Charles-Albert LEHALLE (CFM)
Reinforcement Learning and some applications in High Frequency Finance
Reinforcement Learning (RL) has been recently used for application on financial markets: optimal trading and deep hedging are typical examples. RL is based on a fixed point method that is generic in machine learning, and covers the stochastic gradient descent. It has been identified by Benveniste-Métivier-Priouret and Kushner in the 80ties that to obtain convergence, the learning rate of such dynamics have to cope with specific assumptions, generally stated as "Robbins-Monro conditions''. As noted by Sutton in the late 90ties: in the case of RL, and especially when the dynamics arise from a Markov chain, these conditions have to be carefully expressed in dimension larger than one. Nevertheless Robbins-Monro conditions (converging to zero fast enough to "kill the variance" and slow enough to need the fixed point to be attained to allow convergence of the whole dynamics) are not very restrictive and thus allow smart choices to improve different properties of the convergence.

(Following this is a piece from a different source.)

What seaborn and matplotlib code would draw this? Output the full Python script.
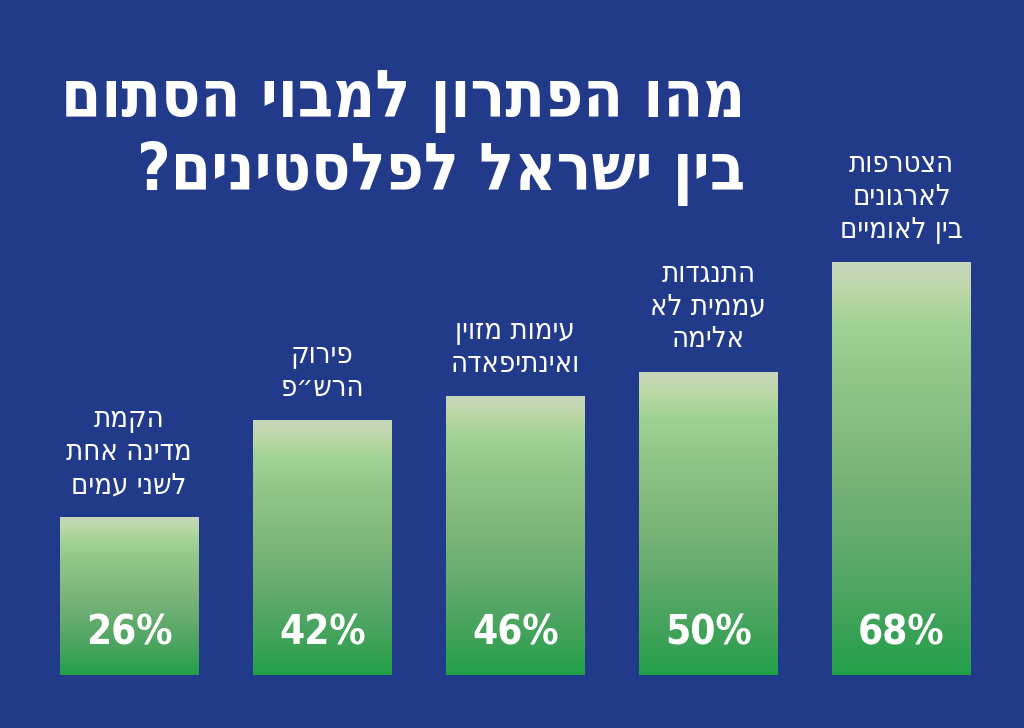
import numpy as np
import pandas as pd
import matplotlib
matplotlib.use("Agg")
import matplotlib.pyplot as plt
from matplotlib.colors import LinearSegmentedColormap
import seaborn as sns

# ---- data ----
categories = [
    "הקמת\nמדינה אחת\nלשני עמים",
    "פירוק\nהרש״פ",
    "עימות מזוין\nואינתיפאדה",
    "התנגדות\nעממית לא\nאלימה",
    "הצטרפות\nלארגונים\nבין לאומיים",
]
values = [26, 42, 46, 50, 68]
title_lines = ["מהו הפתרון למבוי הסתום", "בין ישראל לפלסטינים?"]

BG = "#213a89"

def rtl(s):
    # matplotlib lays glyphs left-to-right; reverse each line for Hebrew display
    return "\n".join(line[::-1] for line in s.split("\n"))

sns.set_theme(style="white")
plt.rcParams["font.family"] = ["DejaVu Sans"]

df = pd.DataFrame({"cat": [rtl(c) for c in categories], "val": values})

fig = plt.figure(figsize=(10.24, 7.28), dpi=100, facecolor=BG)
ax = fig.add_axes([32.5 / 1024, 53 / 728, (998 - 32.5) / 1024, 607 / 728])
ax.set_facecolor(BG)

sns.barplot(data=df, x="cat", y="val", ax=ax, width=0.715, color="#8cc084",
            saturation=1, edgecolor="none")
ax.set_xlim(-0.5, 4.5)
ax.set_ylim(0, 100)
ax.axis("off")

cmap = LinearSegmentedColormap.from_list("g", [
    (0.0, "#22a04a"),
    (0.12, "#3da258"),
    (0.30, "#5ea96a"),
    (0.50, "#7bb57a"),
    (0.70, "#8fc487"),
    (0.85, "#a0d294"),
    (0.93, "#bcd7a6"),
    (1.0, "#c6d8bd"),
])
grad = np.linspace(0, 1, 256).reshape(-1, 1)

for p, v, c in zip(ax.patches, values, categories):
    x0, w, h = p.get_x(), p.get_width(), p.get_height()
    im = ax.imshow(grad, cmap=cmap, origin="lower", aspect="auto",
                   extent=[x0, x0 + w, 0, h], zorder=p.get_zorder() + 0.1,
                   vmin=0, vmax=1)
    im.set_clip_path(p)
    ax.text(x0 + w / 2, 6.9, f"{v}%", ha="center", va="center", color="white",
            fontsize=29, fontweight="bold", fontstretch="condensed", zorder=5)
    ax.text(x0 + w / 2, h + 3.0, rtl(c), ha="center", va="bottom", color="white",
            fontsize=21, fontstretch="condensed", linespacing=1.22, zorder=5)

ax.set_xlim(-0.5, 4.5)
ax.set_ylim(0, 100)

fig.text(745 / 1024, 1 - 117 / 728, rtl(title_lines[0]), ha="right", va="baseline",
         color="white", fontsize=46.5, fontweight="bold", fontstretch="condensed")
fig.text(745 / 1024, 1 - 190 / 728, rtl(title_lines[1]), ha="right", va="baseline",
         color="white", fontsize=46.5, fontweight="bold", fontstretch="condensed")

fig.savefig("out.png", dpi=100, facecolor=BG)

We first recall the most recent convergence results and restate them for RL. Then we focus on online RL, for which the exploitation-exploration trade-off is very important. A good example is optimal placement of a limit order if one wants to adapt on the fly the strategy to current dynamics of the orderbook. In such a case we propose an algorithm inspired from line-search and well-suited for RL. We prove its efficiency in the sense that it converges very fast at the beginning of the learning, and then copes with the standard asymptotic nice properties of Robbins-Monro conditions. We provide applications to optimal limit orders and optimal liquidation speed for financial markets.